* [SET PROBLEM]
Only the lines from the start of the data through the line with "const stageY = [27, 100, 176, 266, 370, 482];" belong in the copy. Restate them word for word, minus the pictures.

* [SUPPLIED DATA]
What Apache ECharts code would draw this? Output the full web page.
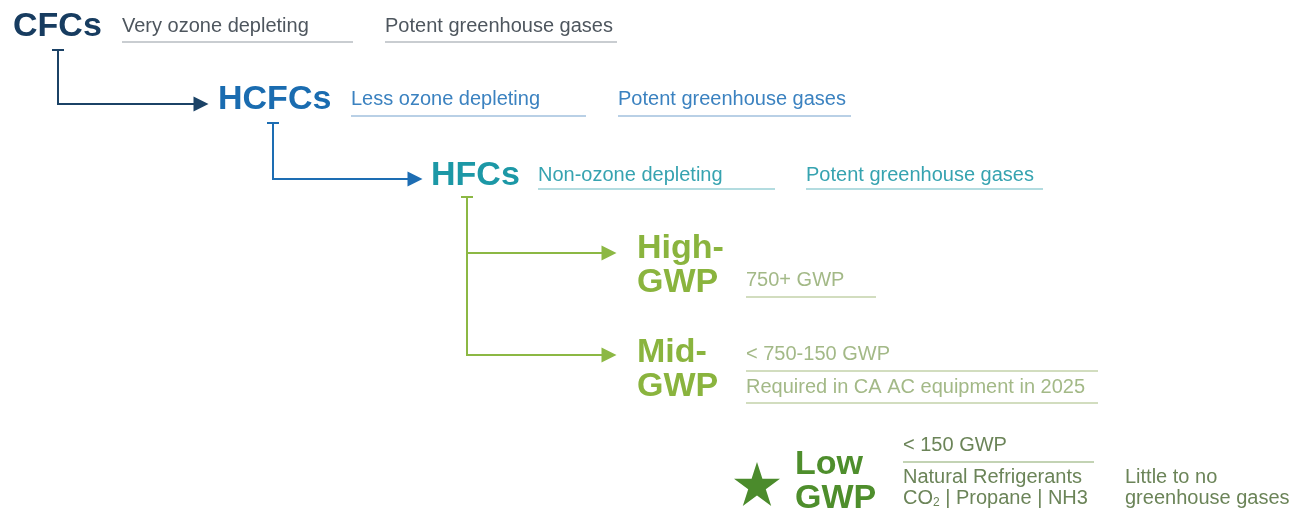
<!DOCTYPE html>
<html>
<head>
<meta charset="utf-8">
<title>Refrigerant transition</title>
<script src="https://cdn.jsdelivr.net/npm/echarts@6/dist/echarts.min.js"></script>
<style>
  html, body { margin: 0; padding: 0; background: #fff; }
  #main { width: 1314px; height: 512px; }
</style>
</head>
<body>
<div id="main"></div>
<script>
// refrigerant generations, placed on a 1314 x 512 value plane
const stageNames = ['CFCs', 'HCFCs', 'HFCs', 'High-\nGWP', 'Mid-\nGWP', 'Low\nGWP'];
const stageX = [13, 218, 431, 637, 637, 795];
const stageY = [27, 100, 176, 266, 370, 482];

// annotations next to each generation
const noteTexts = [
  'Very ozone depleting', 'Potent greenhouse gases',
  'Less ozone depleting', 'Potent greenhouse gases',
  'Non-ozone depleting', 'Potent greenhouse gases',
  '750+ GWP',
  '< 750-150 GWP', 'Required in CA AC equipment in 2025',
  '< 150 GWP', 'Natural Refrigerants', 'CO{sub|2} | Propane | NH3',
  'Little to no', 'greenhouse gases'
];
const noteStage = [0, 0, 1, 1, 2, 2, 3, 4, 4, 5, 5, 5, 5, 5];
const noteX = [122, 385, 351, 618, 538, 806, 746, 746, 746, 903, 903, 903, 1125, 1125];
const noteY = [26, 26, 99, 99, 175, 175, 280, 354, 387, 445, 477, 498, 477, 498];

// rules under the annotations: [x start, x end, y]
const ruleSpans = [
  [122, 353, 42], [385, 617, 42],
  [351, 586, 116], [618, 851, 116],
  [538, 775, 189], [806, 1043, 189],
  [746, 876, 297],
  [746, 1098, 371], [746, 1098, 403],
  [903, 1094, 462]
];
const ruleStage = [0, 0, 1, 1, 2, 2, 3, 4, 4, 5];

// connectors: the drop from each generation, then the arrow to the next
const dropPaths = [
  [[52, 50], [64, 50]],
  [[58, 50], [58, 105]],
  [[267, 123], [279, 123]],
  [[273, 123], [273, 180]],
  [[461, 197], [473, 197]],
  [[467, 197], [467, 356]]
];
const dropStage = [0, 0, 1, 1, 2, 2];
const arrowPaths = [
  [[57, 104], [201, 104]],
  [[272, 179], [415, 179]],
  [[467, 253], [609, 253]],
  [[467, 355], [609, 355]]
];
const arrowStage = [0, 1, 2, 2];

const starPoint = [757, 484];

// colours per stage
const titleColors = ['#173c60', '#1a6cb0', '#1c98a6', '#8ab43e', '#8ab43e', '#4e8e2c'];
const noteColors = ['#4e565e', '#3b82c0', '#36a3b0', '#a3b987', '#a3b987', '#6b8458'];
const ruleColors = ['#c9cdd1', '#b9d0e6', '#b3dce0', '#d2ddbf', '#d2ddbf', '#c3d3b4'];
const linkColors = ['#1b4266', '#1d6db3', '#8cb844'];

const FONT = '"Liberation Sans", Arial, Helvetica, sans-serif';

const chart = echarts.init(document.getElementById('main'));

const option = {
  animation: false,
  grid: { left: 0, right: 0, top: 0, bottom: 0 },
  xAxis: { type: 'value', min: 0, max: 1314, show: false },
  yAxis: { type: 'value', min: 0, max: 512, inverse: true, show: false },
  series: [
    {
      type: 'lines',
      coordinateSystem: 'cartesian2d',
      silent: true,
      symbol: 'none',
      data: dropPaths.map((p, i) => ({
        coords: p,
        lineStyle: { color: linkColors[dropStage[i]], width: 2, opacity: 1 }
      }))
    },
    {
      type: 'lines',
      coordinateSystem: 'cartesian2d',
      silent: true,
      symbol: ['none', 'triangle'],
      symbolSize: 15,
      data: arrowPaths.map((p, i) => ({
        coords: p,
        lineStyle: { color: linkColors[arrowStage[i]], width: 2, opacity: 1 }
      }))
    },
    {
      type: 'lines',
      coordinateSystem: 'cartesian2d',
      silent: true,
      symbol: 'none',
      data: ruleSpans.map((s, i) => ({
        coords: [[s[0], s[2]], [s[1], s[2]]],
        lineStyle: { color: ruleColors[ruleStage[i]], width: 2, opacity: 1 }
      }))
    },
    {
      type: 'scatter',
      silent: true,
      symbol: 'path://M50,0 L61.2,34.5 L97.6,34.5 L68.2,55.9 L79.4,90.5 L50,69.1 L20.6,90.5 L31.8,55.9 L2.4,34.5 L38.8,34.5 Z',
      symbolSize: [46, 44],
      itemStyle: { color: '#4b8b2c', opacity: 1 },
      data: [starPoint]
    },
    {
      type: 'custom',
      silent: true,
      data: stageNames.map((n, i) => [stageX[i], stageY[i], i]),
      renderItem: function (params, api) {
        const i = api.value(2);
        const p = api.coord([api.value(0), api.value(1)]);
        return {
          type: 'text',
          x: p[0],
          y: p[1],
          style: {
            text: stageNames[i],
            fill: titleColors[i],
            font: 'bold 34px ' + FONT,
            lineHeight: 34,
            align: 'left',
            verticalAlign: 'middle'
          }
        };
      }
    },
    {
      type: 'custom',
      silent: true,
      data: noteTexts.map((t, i) => [noteX[i], noteY[i], i]),
      renderItem: function (params, api) {
        const i = api.value(2);
        const p = api.coord([api.value(0), api.value(1)]);
        const c = noteColors[noteStage[i]];
        return {
          type: 'text',
          x: p[0],
          y: p[1],
          style: {
            text: noteTexts[i],
            fill: c,
            font: '20px ' + FONT,
            align: 'left',
            verticalAlign: 'middle',
            rich: {
              sub: { fontSize: 12, fontFamily: FONT, fill: c, verticalAlign: 'bottom', padding: [10, 0, 0, 0] }
            }
          }
        };
      }
    }
  ]
};

chart.setOption(option);
</script>
</body>
</html>
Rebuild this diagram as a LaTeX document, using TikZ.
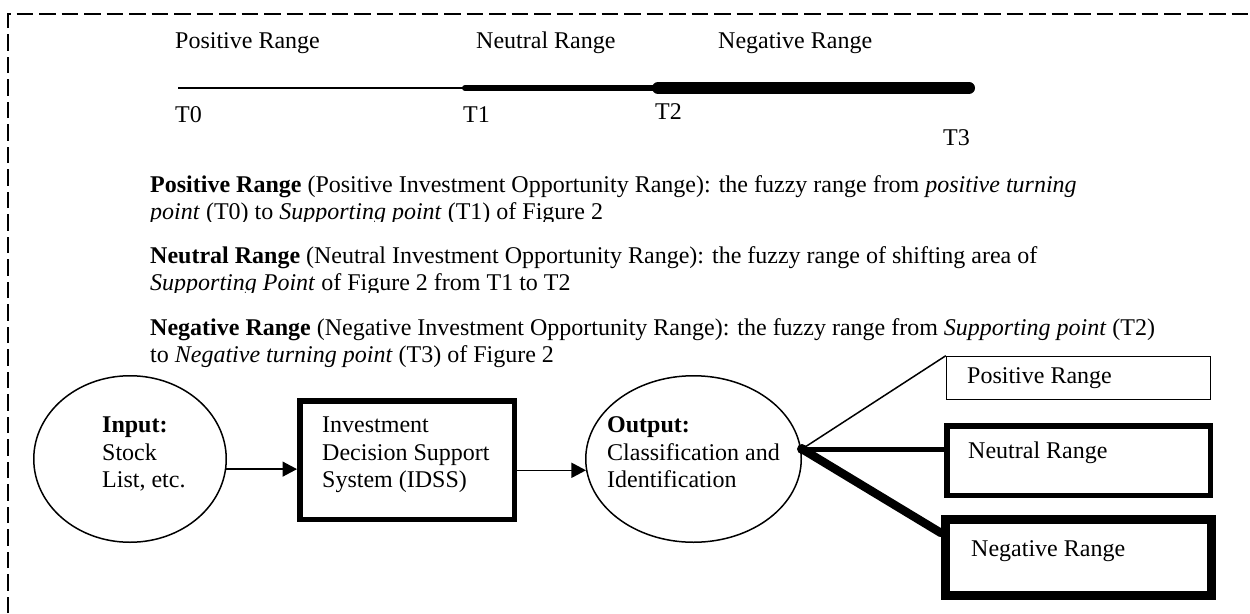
\documentclass[tikz,border=0pt]{standalone}
\usepackage{fontspec}
\setmainfont{Liberation Serif}
\usetikzlibrary{shapes.geometric,arrows.meta,calc}
\begin{document}
\begin{tikzpicture}[x=1pt,y=-1pt,
  lbl/.style={inner sep=0pt,anchor=base west,font=\fontsize{24}{27.6}\selectfont},
  para/.style={inner sep=0pt,anchor=base west,font=\fontsize{24}{27.6}\selectfont},
  boxtxt/.style={inner sep=0pt,anchor=north west,align=left,font=\fontsize{24}{27.6}\selectfont},
  oval/.style={draw,ellipse,line width=1.5pt,inner sep=0pt},
  flow/.style={line width=1.5pt,-{Triangle[length=14.5pt,width=15pt]}},
  rangebox/.style={draw,rectangle,inner sep=0pt}]
\useasboundingbox (0,0) rectangle (1250,613);

% dashed frame
\draw[line width=2pt,dash pattern=on 16.5pt off 6pt] (8,613) -- (8,14) -- (1250,14);

% range labels above the scale
\node[lbl] (lpos) at (175,48) {Positive Range};
\node[lbl] (lneu) at (476,48) {Neutral Range};
\node[lbl] (lneg) at (718,48) {Negative Range};

% the scale, thickening from T0 to T3
\coordinate (s0) at (178,88);
\coordinate (s1) at (465,88);
\coordinate (s2) at (658,88);
\coordinate (s3) at (969,88);
\draw[line width=1.5pt] (s0) -- (s1);
\draw[line width=6pt,line cap=round] (s1) -- (s2);
\draw[line width=12pt,line cap=round] (s2) -- (s3);

\node[lbl] (t0) at (175,122) {T0};
\node[lbl] (t1) at (463,122) {T1};
\node[lbl] (t2) at (655,119) {T2};
\node[lbl] (t3) at (943,145) {T3};

% definitions (the second line of the first two is cut off just below its baseline)
\node[para] (dpos1) at (150,192) {\textbf{Positive Range} (Positive Investment Opportunity Range): the fuzzy range from \textit{positive turning}};
\begin{scope}
\clip (140,200) rectangle (1100,221.6);
\node[para] (dpos2) at (150,219.6) {\textit{point} (T0) to \textit{Supporting point} (T1) of Figure 2};
\end{scope}
\node[para] (dneu1) at (150,263) {\textbf{Neutral Range} (Neutral Investment Opportunity Range): the fuzzy range of shifting area of};
\begin{scope}
\clip (140,271) rectangle (1100,292.6);
\node[para] (dneu2) at (150,290.6) {\textit{Supporting Point} of Figure 2 from T1 to T2};
\end{scope}
\node[para] (dneg1) at (150,335) {\textbf{Negative Range} (Negative Investment Opportunity Range): the fuzzy range from \textit{Supporting point} (T2)};
\node[para] (dneg2) at (150,362.6) {to \textit{Negative turning point} (T3) of Figure 2};

% flow of the system
\node[oval,minimum width=192.5pt,minimum height=166.5pt] (in) at (130,459) {};
\node[boxtxt] (intxt) at (102,416.5) {\textbf{Input:}\\Stock\\List, etc.};

\node[rangebox,line width=5.5pt,minimum width=214.5pt,minimum height=118.5pt] (idss) at (407,460) {};
\node[boxtxt] (idsstxt) at (322,416.5) {Investment\\Decision Support\\System (IDSS)};

\node[oval,minimum width=215.5pt,minimum height=166.5pt] (out) at (693.5,459) {};
\node[boxtxt] (outtxt) at (607,416.5) {\textbf{Output:}\\Classification and\\Identification};

\draw[flow] (in.-6.6) -- (in.-6.6 -| idss.west);
\draw[flow] (idss.east |- out.186) -- (out.186);

% the three classes
\node[rangebox,line width=1.5pt,minimum width=264pt,minimum height=43pt] (pos) at (1078.5,378) {};
\node[lbl] (postxt) at (967,383) {Positive Range};
\node[rangebox,line width=5.5pt,minimum width=263.5pt,minimum height=69.5pt] (neu) at (1078.5,460.5) {};
\node[lbl] (neutxt) at (968,458) {Neutral Range};
\node[rangebox,line width=9pt,minimum width=266pt,minimum height=76pt] (neg) at (1078.5,557.5) {};
\node[lbl] (negtxt) at (971,556) {Negative Range};

\coordinate (hub) at (802,449);
\draw[line width=1.5pt] (hub) -- (pos.north west);
\draw[line width=5pt,line cap=round] (hub) -- (hub -| neu.west);
\draw[line width=8.5pt,line cap=round] (hub) -- ($(neg.north west)+(0,18)$);
\fill (hub) circle (5pt);
\end{tikzpicture}
\end{document}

* [OUTPUT OF THE TASK]
What Apache ECharts code would draw this? Output the full web page.
<!DOCTYPE html>
<html>
<head>
<meta charset="utf-8">
<title>Refrigerant transition</title>
<script src="https://cdn.jsdelivr.net/npm/echarts@6/dist/echarts.min.js"></script>
<style>
  html, body { margin: 0; padding: 0; background: #fff; }
  #main { width: 1314px; height: 512px; }
</style>
</head>
<body>
<div id="main"></div>
<script>
// refrigerant generations, placed on a 1314 x 512 value plane
const stageNames = ['CFCs', 'HCFCs', 'HFCs', 'High-\nGWP', 'Mid-\nGWP', 'Low\nGWP'];
const stageX = [13, 218, 431, 637, 637, 795];
const stageY = [27, 100, 176, 266, 370, 482];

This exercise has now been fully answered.